Figure scripts
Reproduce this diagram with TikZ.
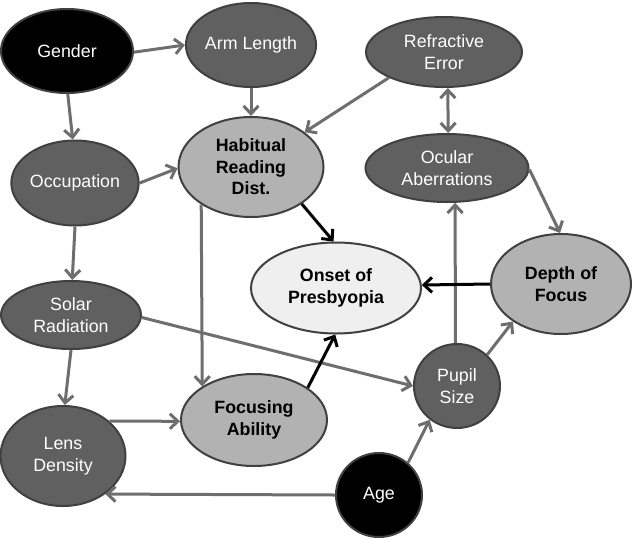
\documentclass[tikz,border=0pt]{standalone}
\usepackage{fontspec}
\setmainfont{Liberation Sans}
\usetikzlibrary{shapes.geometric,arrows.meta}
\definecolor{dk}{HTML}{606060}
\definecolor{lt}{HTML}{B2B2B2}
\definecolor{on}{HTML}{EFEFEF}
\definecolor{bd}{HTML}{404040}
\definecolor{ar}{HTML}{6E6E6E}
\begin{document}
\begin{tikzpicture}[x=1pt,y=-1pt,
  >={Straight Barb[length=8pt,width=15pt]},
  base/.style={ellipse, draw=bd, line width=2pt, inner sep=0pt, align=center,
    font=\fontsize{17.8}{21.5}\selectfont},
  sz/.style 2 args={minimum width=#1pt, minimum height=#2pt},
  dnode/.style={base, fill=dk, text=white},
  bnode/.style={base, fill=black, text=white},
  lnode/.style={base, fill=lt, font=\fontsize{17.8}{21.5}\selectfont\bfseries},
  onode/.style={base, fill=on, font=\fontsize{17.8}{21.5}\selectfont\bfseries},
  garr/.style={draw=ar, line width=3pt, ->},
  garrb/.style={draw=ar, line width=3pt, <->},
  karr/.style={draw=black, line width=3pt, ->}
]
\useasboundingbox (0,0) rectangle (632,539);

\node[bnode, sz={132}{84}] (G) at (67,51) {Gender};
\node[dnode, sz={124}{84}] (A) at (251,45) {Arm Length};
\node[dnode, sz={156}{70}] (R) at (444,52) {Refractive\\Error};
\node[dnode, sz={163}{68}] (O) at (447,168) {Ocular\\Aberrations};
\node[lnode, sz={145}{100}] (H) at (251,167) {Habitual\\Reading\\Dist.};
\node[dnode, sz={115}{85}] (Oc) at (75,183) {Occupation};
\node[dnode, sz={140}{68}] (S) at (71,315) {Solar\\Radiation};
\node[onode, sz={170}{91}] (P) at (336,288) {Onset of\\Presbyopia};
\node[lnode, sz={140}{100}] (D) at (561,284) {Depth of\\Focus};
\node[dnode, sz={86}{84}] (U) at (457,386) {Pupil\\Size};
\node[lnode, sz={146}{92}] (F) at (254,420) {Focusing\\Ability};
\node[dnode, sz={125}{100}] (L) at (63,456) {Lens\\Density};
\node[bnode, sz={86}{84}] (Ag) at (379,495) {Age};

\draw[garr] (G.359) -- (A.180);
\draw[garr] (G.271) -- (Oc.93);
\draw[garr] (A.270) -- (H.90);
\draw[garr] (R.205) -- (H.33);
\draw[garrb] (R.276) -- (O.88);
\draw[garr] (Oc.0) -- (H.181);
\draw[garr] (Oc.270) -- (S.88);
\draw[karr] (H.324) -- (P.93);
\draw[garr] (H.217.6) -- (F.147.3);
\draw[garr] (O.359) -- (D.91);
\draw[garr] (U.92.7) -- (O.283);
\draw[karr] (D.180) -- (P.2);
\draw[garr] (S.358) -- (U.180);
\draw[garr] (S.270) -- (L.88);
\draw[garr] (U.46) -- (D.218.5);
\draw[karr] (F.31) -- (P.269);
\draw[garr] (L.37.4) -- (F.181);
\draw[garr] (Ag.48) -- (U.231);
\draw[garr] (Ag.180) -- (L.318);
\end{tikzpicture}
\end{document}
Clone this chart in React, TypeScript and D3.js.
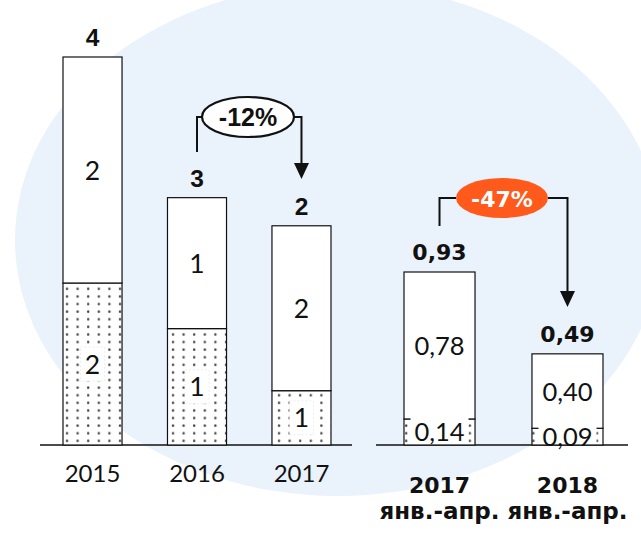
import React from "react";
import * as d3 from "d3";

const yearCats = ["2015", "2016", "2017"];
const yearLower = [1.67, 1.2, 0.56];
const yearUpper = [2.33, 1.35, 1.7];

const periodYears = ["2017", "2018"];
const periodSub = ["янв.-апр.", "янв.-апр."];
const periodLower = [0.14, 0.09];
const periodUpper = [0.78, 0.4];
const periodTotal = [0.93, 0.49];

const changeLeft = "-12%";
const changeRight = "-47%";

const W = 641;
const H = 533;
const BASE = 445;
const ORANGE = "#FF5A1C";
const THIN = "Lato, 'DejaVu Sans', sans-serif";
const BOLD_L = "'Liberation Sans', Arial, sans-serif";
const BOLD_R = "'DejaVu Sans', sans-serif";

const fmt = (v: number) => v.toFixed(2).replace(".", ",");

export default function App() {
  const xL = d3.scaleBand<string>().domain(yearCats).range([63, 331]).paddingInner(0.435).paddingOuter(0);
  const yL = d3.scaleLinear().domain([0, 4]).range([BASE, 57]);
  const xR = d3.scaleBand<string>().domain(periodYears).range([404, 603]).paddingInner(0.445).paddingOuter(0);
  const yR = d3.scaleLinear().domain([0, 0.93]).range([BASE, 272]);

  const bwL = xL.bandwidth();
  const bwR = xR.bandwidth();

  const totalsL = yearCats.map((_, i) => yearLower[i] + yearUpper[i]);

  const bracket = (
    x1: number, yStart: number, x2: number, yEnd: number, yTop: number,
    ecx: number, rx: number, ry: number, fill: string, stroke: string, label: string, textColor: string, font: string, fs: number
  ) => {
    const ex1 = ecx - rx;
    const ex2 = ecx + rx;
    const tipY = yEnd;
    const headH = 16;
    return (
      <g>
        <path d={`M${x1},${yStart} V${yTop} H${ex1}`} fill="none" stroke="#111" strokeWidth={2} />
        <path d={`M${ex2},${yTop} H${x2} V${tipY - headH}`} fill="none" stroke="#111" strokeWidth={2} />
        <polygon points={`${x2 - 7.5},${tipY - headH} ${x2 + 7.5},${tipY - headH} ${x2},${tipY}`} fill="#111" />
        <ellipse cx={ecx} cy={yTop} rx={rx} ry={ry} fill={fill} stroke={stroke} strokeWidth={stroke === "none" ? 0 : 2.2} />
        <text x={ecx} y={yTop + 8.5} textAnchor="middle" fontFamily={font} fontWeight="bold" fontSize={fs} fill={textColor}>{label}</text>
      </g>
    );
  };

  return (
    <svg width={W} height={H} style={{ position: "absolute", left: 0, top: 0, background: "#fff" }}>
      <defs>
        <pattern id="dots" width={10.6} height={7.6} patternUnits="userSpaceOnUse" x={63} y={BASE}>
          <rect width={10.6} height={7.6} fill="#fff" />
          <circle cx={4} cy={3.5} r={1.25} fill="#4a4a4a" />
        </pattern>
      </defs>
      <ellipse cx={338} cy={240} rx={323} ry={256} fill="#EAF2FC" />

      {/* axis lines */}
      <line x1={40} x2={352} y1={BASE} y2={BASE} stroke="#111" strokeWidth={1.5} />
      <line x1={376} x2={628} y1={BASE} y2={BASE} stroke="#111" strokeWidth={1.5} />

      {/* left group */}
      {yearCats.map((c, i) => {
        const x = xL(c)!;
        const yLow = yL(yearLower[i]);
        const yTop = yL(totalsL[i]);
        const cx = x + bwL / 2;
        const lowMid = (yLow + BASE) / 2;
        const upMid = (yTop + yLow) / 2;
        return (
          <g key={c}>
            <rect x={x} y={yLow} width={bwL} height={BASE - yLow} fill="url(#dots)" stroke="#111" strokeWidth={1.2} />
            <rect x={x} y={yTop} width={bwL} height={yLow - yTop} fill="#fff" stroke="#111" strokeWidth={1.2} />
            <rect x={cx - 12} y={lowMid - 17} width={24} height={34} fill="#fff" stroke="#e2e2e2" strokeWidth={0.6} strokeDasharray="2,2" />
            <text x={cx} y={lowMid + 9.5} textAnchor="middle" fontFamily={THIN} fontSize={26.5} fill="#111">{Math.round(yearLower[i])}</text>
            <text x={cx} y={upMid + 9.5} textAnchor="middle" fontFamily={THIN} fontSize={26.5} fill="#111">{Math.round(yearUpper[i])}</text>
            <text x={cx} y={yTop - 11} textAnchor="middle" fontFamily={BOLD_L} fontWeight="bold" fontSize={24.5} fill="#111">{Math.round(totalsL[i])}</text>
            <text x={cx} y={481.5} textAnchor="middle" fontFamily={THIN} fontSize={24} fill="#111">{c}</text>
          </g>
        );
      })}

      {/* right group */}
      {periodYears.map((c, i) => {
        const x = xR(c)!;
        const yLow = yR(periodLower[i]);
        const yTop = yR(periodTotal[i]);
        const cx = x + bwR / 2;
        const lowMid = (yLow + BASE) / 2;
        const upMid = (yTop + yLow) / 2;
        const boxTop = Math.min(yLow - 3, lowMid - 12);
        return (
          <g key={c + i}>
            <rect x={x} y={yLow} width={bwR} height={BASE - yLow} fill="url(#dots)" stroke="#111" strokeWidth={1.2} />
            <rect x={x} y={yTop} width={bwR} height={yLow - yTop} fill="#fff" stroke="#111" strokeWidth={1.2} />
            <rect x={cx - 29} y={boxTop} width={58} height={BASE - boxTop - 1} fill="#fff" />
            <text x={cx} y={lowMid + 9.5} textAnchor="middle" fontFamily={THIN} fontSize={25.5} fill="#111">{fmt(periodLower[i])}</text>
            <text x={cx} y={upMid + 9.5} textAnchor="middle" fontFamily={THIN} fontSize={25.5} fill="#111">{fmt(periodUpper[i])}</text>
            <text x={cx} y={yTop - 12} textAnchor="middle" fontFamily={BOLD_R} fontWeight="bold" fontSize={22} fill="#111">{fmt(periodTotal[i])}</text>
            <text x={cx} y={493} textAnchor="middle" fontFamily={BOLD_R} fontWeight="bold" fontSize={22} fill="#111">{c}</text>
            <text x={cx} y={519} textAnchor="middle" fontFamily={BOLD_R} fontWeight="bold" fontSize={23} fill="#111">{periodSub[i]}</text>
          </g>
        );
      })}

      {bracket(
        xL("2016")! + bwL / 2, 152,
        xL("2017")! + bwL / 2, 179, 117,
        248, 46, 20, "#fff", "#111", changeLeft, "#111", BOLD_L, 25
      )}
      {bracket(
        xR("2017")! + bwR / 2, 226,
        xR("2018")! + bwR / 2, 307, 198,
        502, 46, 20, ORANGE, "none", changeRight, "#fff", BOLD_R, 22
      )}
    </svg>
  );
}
...
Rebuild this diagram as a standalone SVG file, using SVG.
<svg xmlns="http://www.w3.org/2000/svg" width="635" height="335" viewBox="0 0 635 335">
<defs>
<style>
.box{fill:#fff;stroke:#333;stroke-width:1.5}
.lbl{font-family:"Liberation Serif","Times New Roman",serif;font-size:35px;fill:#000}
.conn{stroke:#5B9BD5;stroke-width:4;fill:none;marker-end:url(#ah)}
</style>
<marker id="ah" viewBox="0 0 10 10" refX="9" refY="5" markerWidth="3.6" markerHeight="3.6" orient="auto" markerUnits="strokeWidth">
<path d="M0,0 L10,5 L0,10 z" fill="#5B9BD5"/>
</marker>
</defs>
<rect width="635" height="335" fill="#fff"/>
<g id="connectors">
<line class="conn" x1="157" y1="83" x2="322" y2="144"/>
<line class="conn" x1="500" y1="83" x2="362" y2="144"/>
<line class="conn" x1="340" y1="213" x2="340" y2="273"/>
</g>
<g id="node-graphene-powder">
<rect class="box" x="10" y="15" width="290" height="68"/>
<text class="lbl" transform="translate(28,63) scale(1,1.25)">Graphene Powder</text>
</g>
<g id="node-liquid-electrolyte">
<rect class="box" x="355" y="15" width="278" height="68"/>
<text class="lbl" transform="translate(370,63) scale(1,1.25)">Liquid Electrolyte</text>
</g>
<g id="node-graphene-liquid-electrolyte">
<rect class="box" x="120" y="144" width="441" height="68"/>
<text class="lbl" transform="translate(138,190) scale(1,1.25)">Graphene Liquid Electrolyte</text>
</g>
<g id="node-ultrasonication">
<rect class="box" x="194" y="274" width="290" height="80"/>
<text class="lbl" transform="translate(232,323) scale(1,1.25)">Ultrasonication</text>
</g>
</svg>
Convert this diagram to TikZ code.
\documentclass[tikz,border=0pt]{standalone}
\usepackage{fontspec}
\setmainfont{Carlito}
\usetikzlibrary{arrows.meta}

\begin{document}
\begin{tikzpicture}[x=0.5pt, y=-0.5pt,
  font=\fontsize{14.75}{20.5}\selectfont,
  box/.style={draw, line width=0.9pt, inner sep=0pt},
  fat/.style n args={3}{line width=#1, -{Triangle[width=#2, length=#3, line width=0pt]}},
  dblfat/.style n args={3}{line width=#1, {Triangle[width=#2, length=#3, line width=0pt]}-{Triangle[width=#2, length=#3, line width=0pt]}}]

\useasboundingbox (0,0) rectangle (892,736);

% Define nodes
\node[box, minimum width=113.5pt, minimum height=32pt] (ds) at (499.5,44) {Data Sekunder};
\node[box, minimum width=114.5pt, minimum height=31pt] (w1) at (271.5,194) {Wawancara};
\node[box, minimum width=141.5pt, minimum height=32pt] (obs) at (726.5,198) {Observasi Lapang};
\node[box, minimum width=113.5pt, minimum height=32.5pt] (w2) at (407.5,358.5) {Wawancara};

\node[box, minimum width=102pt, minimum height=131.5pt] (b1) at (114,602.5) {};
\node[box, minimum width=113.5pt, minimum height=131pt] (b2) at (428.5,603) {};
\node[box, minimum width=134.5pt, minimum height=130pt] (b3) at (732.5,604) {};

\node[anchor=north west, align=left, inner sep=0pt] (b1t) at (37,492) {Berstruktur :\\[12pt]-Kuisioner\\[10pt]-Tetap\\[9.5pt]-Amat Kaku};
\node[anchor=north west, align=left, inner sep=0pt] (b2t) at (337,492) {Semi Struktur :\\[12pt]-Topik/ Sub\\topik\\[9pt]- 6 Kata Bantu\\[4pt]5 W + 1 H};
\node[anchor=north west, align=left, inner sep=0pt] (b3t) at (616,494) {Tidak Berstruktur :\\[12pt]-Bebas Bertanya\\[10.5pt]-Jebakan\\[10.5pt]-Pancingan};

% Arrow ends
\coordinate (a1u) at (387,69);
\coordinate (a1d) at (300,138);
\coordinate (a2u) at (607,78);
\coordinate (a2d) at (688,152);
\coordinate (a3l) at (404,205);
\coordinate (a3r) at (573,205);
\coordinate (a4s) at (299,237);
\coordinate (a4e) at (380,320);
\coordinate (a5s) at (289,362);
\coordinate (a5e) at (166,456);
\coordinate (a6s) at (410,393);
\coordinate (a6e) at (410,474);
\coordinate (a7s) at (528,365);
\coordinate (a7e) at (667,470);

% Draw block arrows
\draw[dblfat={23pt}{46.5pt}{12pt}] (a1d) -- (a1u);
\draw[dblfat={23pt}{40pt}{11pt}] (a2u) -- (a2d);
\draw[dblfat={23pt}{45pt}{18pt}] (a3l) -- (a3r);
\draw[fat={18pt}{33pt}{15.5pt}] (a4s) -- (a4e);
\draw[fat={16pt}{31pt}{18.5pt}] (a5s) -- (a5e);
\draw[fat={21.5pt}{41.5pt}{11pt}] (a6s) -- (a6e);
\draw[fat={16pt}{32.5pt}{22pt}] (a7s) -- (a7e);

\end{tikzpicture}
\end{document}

**What you have to do**
Include both the line containing "Reproduce this diagram with TikZ." and the line containing "(0,0) rectangle (632,539);" when you write out everything between them, exactly. Leave the pictures out.

**Full output**
Reproduce this diagram with TikZ.
\documentclass[tikz,border=0pt]{standalone}
\usepackage{fontspec}
\setmainfont{Liberation Sans}
\usetikzlibrary{shapes.geometric,arrows.meta}
\definecolor{dk}{HTML}{606060}
\definecolor{lt}{HTML}{B2B2B2}
\definecolor{on}{HTML}{EFEFEF}
\definecolor{bd}{HTML}{404040}
\definecolor{ar}{HTML}{6E6E6E}
\begin{document}
\begin{tikzpicture}[x=1pt,y=-1pt,
  >={Straight Barb[length=8pt,width=15pt]},
  base/.style={ellipse, draw=bd, line width=2pt, inner sep=0pt, align=center,
    font=\fontsize{17.8}{21.5}\selectfont},
  sz/.style 2 args={minimum width=#1pt, minimum height=#2pt},
  dnode/.style={base, fill=dk, text=white},
  bnode/.style={base, fill=black, text=white},
  lnode/.style={base, fill=lt, font=\fontsize{17.8}{21.5}\selectfont\bfseries},
  onode/.style={base, fill=on, font=\fontsize{17.8}{21.5}\selectfont\bfseries},
  garr/.style={draw=ar, line width=3pt, ->},
  garrb/.style={draw=ar, line width=3pt, <->},
  karr/.style={draw=black, line width=3pt, ->}
]
\useasboundingbox (0,0) rectangle (632,539);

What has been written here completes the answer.